A geothermal system takes advantage of that.
Water-filled pipes are placed in the Earth; in Fairfield Elementary’s case, about 100 of them, each in a 300-foot-deep hole.
In the winter, those pipes take warmth from the Earth and bring it to a heat exchanger where it’s used to warm the building. In the summer, the same pipes take heat from the building and “dump” it into the Earth.
“A heat pump is either extracting the heat from, or putting heat into the system,” explained Spectrum Design president John Garland.

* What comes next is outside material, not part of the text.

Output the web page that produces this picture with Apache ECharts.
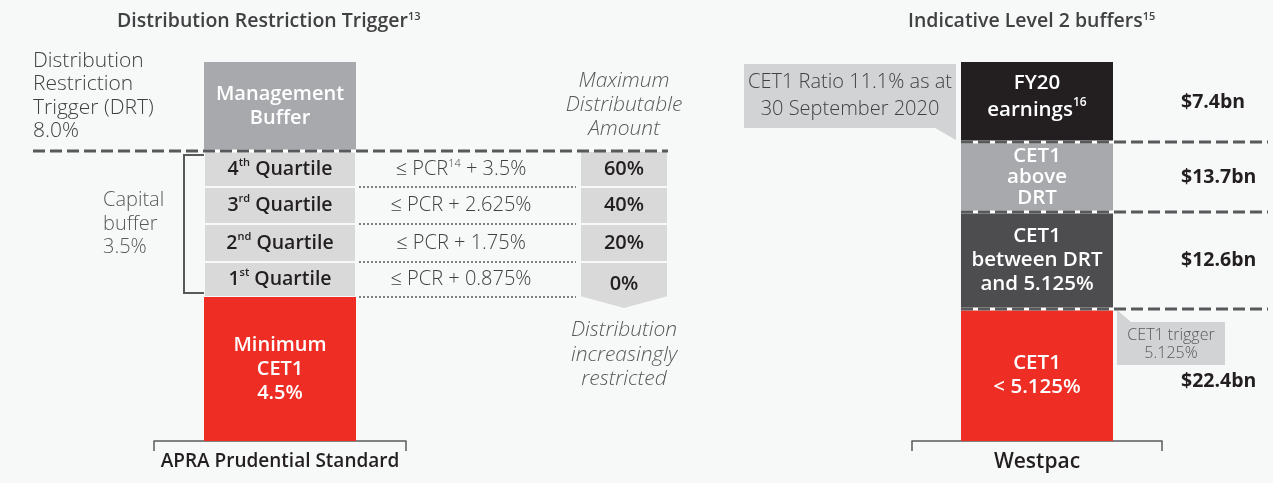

But unlike a traditional heat pump that draws heat and cooling from the air, a geothermal system uses a “water-source” heat pump. Its source is always about 54 degrees — warm in the winter, cool in the summer — which makes it much more efficient.
Home front
Geothermal systems aren’t just for public buildings. Homeowners can have them too, and they don’t even have to dig 300-foot well holes.
You would need about 1,000 linear feet of cooling pipes to heat and cool a 3,000-square-foot home, according to John Garland, president of Spectrum Design.
But instead of three or four 300-foot-deep holes, a homeowner could have trenches dug just 5 or 10 feet below ground, “kind of like a septic field,” said Bob Tracy, chairman of Virginia Tech’s department of geosciences.
“There’s a big upfront cost of installing this compared to a normal heat pump system,” Tracy said, “but it reduces the running cost so much that payback is only a few years.”
In fact, according to Garland, although you might spend $12,000 to $15,000 to outfit a 3,000-square-foot house, you would probably recoup that in four to five years just in energy savings.